[Problem details]:
Repeat the records below exactly, from the first line through the line containing "pct_steps = [10, 5]", and leave out any pictures.

Rows from a dataset
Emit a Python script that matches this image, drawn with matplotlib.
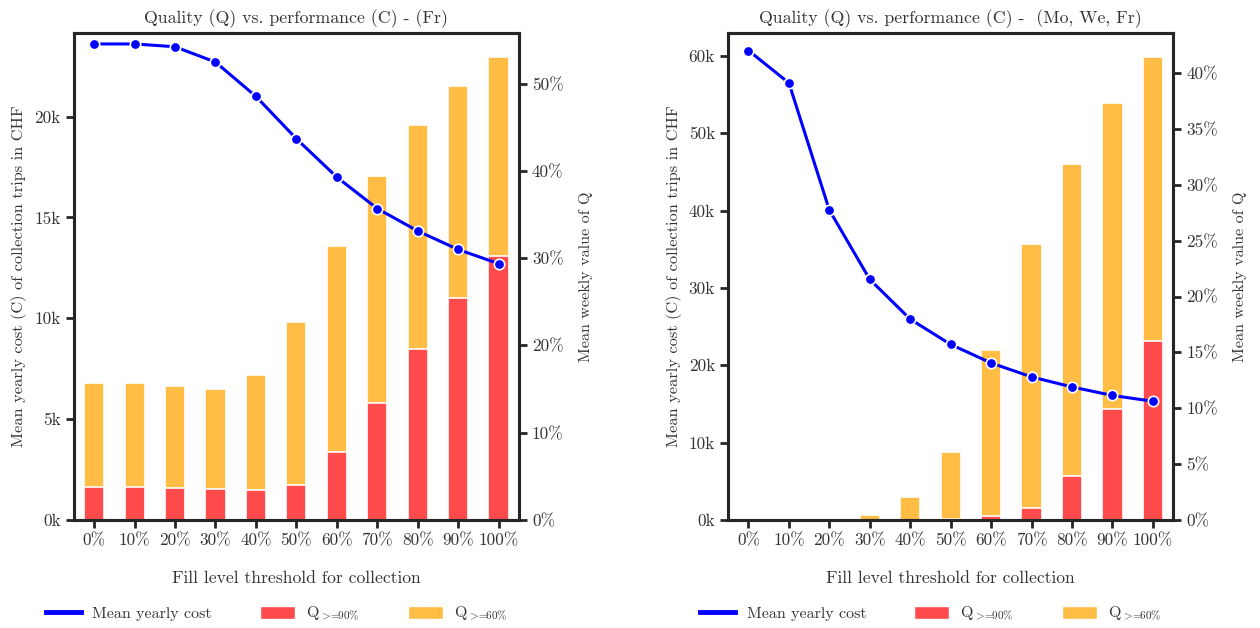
import matplotlib
matplotlib.use("Agg")
import matplotlib.pyplot as plt
from matplotlib.ticker import FuncFormatter, MultipleLocator
from matplotlib.lines import Line2D
from matplotlib.patches import Patch
import numpy as np

plt.rcParams["font.family"] = ["cmr10", "DejaVu Serif"]
plt.rcParams["mathtext.fontset"] = "cm"
plt.rcParams["axes.formatter.use_mathtext"] = True
plt.rcParams["font.size"] = 12.4

thresholds = ["0%", "10%", "20%", "30%", "40%", "50%", "60%", "70%", "80%", "90%", "100%"]

# Friday only
cost_fr = [23600, 23600, 23460, 22700, 21000, 18900, 17000, 15440, 14330, 13410, 12710]
q60_fr = [15.7, 15.7, 15.4, 15.0, 16.6, 22.7, 31.4, 39.4, 45.3, 49.7, 53.0]
q90_fr = [3.75, 3.75, 3.67, 3.6, 3.4, 3.98, 7.8, 13.4, 19.6, 25.4, 30.3]

# Monday, Wednesday, Friday
cost_mwf = [60700, 56500, 40060, 31100, 25960, 22700, 20300, 18500, 17200, 16100, 15350]
q60_mwf = [0.0, 0.0, 0.0, 0.45, 2.06, 6.13, 15.26, 24.7, 31.9, 37.3, 41.4]
q90_mwf = [0.0, 0.0, 0.0, 0.0, 0.0, 0.05, 0.36, 1.08, 3.92, 9.96, 16.0]

titles = ["Quality (Q) vs. performance (C) - (Fr)",
          "Quality (Q) vs. performance (C) -  (Mo, We, Fr)"]

RED = "#ff4b4b"
ORANGE = "#ffbd45"
BLUE = "#0000ff"
SPINE = "#262626"

fig = plt.figure(figsize=(12.6, 6.28), dpi=100)
ax_rects = [[0.0587, 0.172, 0.353, 0.7755], [0.578, 0.172, 0.353, 0.7755]]
pct_steps = [10, 5]


def style(a):
    for s in a.spines.values():
        s.set_linewidth(2.2)
        s.set_color(SPINE)
    a.tick_params(width=2.0, length=6, color=SPINE, labelcolor="#333333",
                  labelsize=12.4)


for rect, cost, q60, q90, title, step in zip(
        ax_rects, [cost_fr, cost_mwf], [q60_fr, q60_mwf], [q90_fr, q90_mwf],
        titles, pct_steps):
    ax = fig.add_axes(rect)
    tw = ax.twinx()
    x = np.arange(len(thresholds))

    tw.bar(x, q60, width=0.5, color=ORANGE, edgecolor="white", linewidth=1.2)
    tw.bar(x, q90, width=0.5, color=RED, edgecolor="white", linewidth=1.2)
    tw.set_ylim(0, max(q60) * 1.053)
    tw.yaxis.set_major_locator(MultipleLocator(step))
    tw.yaxis.set_major_formatter(FuncFormatter(lambda v, p: f"{v:.0f}%"))
    tw.set_ylabel("Mean weekly value of Q", labelpad=11, fontsize=11.6,
                  color="#333333")

    ax.plot(x, cost, color=BLUE, lw=2.2, marker="o", ms=7.5,
            markeredgecolor="white", markeredgewidth=1.2, zorder=5)
    rng = max(cost) - min(cost)
    ax.set_ylim(0, max(cost) + 0.05 * rng)
    ax.set_xlim(-0.5, len(thresholds) - 0.5)
    ax.yaxis.set_major_locator(MultipleLocator(5000 if step == 10 else 10000))
    ax.yaxis.set_major_formatter(FuncFormatter(lambda v, p: f"{v/1000:.0f}k"))
    ax.set_xticks(x)
    ax.set_xticklabels(thresholds)
    ax.set_ylabel("Mean yearly cost (C) of collection trips in CHF",
                  labelpad=5, fontsize=11.8, color="#333333")
    ax.set_xlabel("Fill level threshold for collection", labelpad=16,
                  fontsize=12.7, color="#333333")
    ax.set_title(title, pad=7, fontsize=12.8, color="#333333")
    ax.set_zorder(tw.get_zorder() + 1)
    ax.patch.set_visible(False)
    style(ax)
    style(tw)

    handles = [Line2D([0], [0], color=BLUE, lw=3.5),
               Patch(facecolor=RED, edgecolor="white"),
               Patch(facecolor=ORANGE, edgecolor="white")]
    labels = ["Mean yearly cost", r"Q$_{>\!\!=\!\!90\%}$",
              r"Q$_{>\!\!=\!\!60\%}$"]
    ax.legend(handles, labels, loc="center left", ncol=3, frameon=False,
              bbox_to_anchor=(-0.063, -0.193), borderaxespad=0, borderpad=0,
              handlelength=2.2, handleheight=0.85, handletextpad=0.7,
              columnspacing=3.0, fontsize=11.5, labelcolor="#333333")

fig.savefig("out.png", dpi=100)
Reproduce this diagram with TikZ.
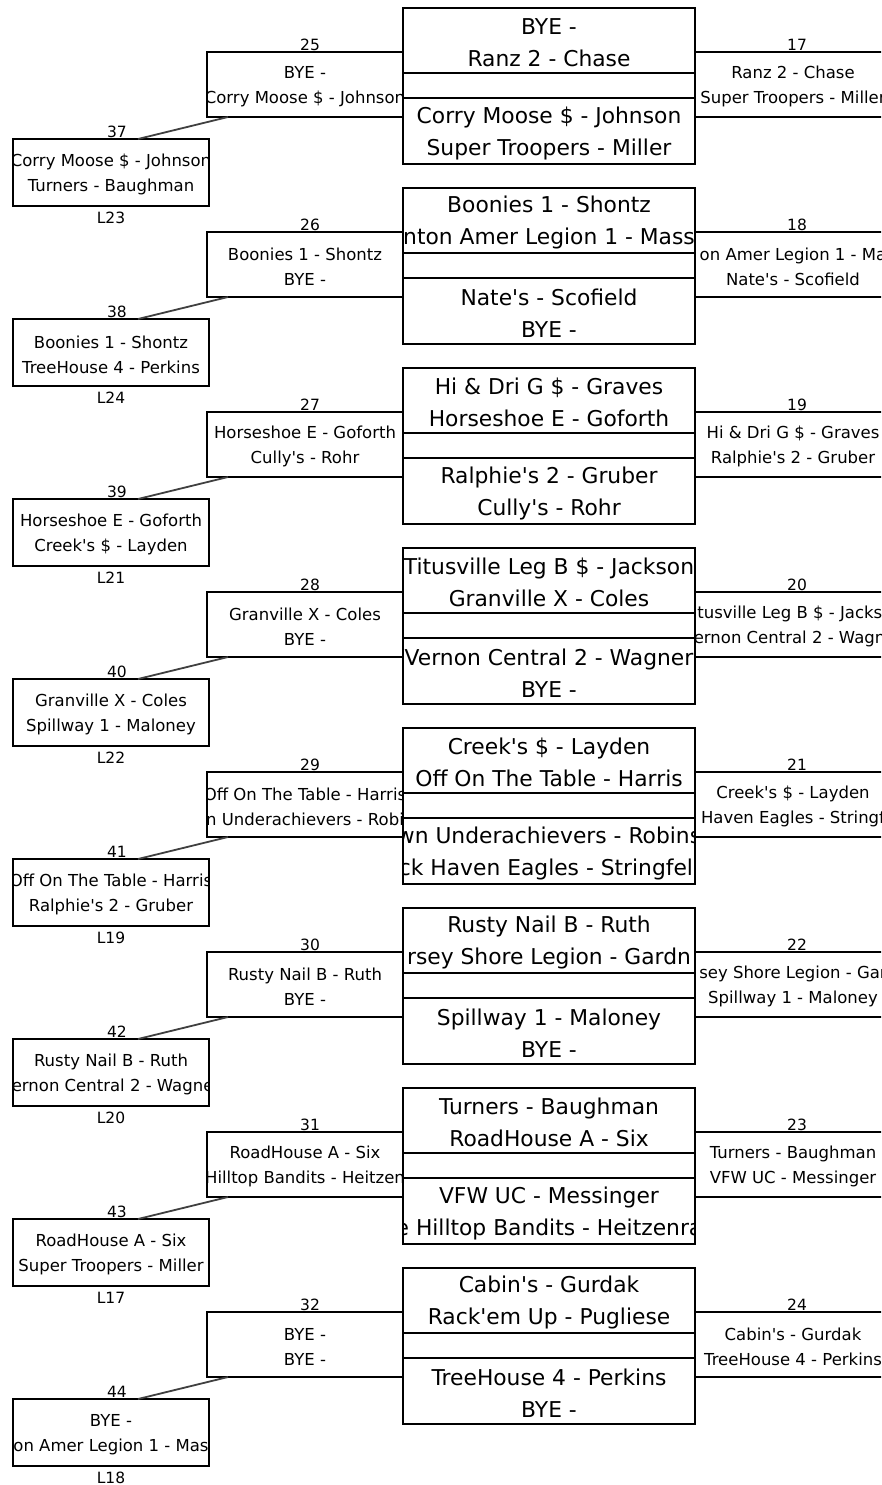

[Response to the task]:
Emit a Python script that matches this image, drawn with matplotlib.
import matplotlib
matplotlib.use("Agg")
import matplotlib.pyplot as plt
from matplotlib.ticker import FuncFormatter, MultipleLocator
from matplotlib.lines import Line2D
from matplotlib.patches import Patch
import numpy as np

plt.rcParams["font.family"] = ["cmr10", "DejaVu Serif"]
plt.rcParams["mathtext.fontset"] = "cm"
plt.rcParams["axes.formatter.use_mathtext"] = True
plt.rcParams["font.size"] = 12.4

thresholds = ["0%", "10%", "20%", "30%", "40%", "50%", "60%", "70%", "80%", "90%", "100%"]

# Friday only
cost_fr = [23600, 23600, 23460, 22700, 21000, 18900, 17000, 15440, 14330, 13410, 12710]
q60_fr = [15.7, 15.7, 15.4, 15.0, 16.6, 22.7, 31.4, 39.4, 45.3, 49.7, 53.0]
q90_fr = [3.75, 3.75, 3.67, 3.6, 3.4, 3.98, 7.8, 13.4, 19.6, 25.4, 30.3]

# Monday, Wednesday, Friday
cost_mwf = [60700, 56500, 40060, 31100, 25960, 22700, 20300, 18500, 17200, 16100, 15350]
q60_mwf = [0.0, 0.0, 0.0, 0.45, 2.06, 6.13, 15.26, 24.7, 31.9, 37.3, 41.4]
q90_mwf = [0.0, 0.0, 0.0, 0.0, 0.0, 0.05, 0.36, 1.08, 3.92, 9.96, 16.0]

titles = ["Quality (Q) vs. performance (C) - (Fr)",
          "Quality (Q) vs. performance (C) -  (Mo, We, Fr)"]

RED = "#ff4b4b"
ORANGE = "#ffbd45"
BLUE = "#0000ff"
SPINE = "#262626"

fig = plt.figure(figsize=(12.6, 6.28), dpi=100)
ax_rects = [[0.0587, 0.172, 0.353, 0.7755], [0.578, 0.172, 0.353, 0.7755]]
pct_steps = [10, 5]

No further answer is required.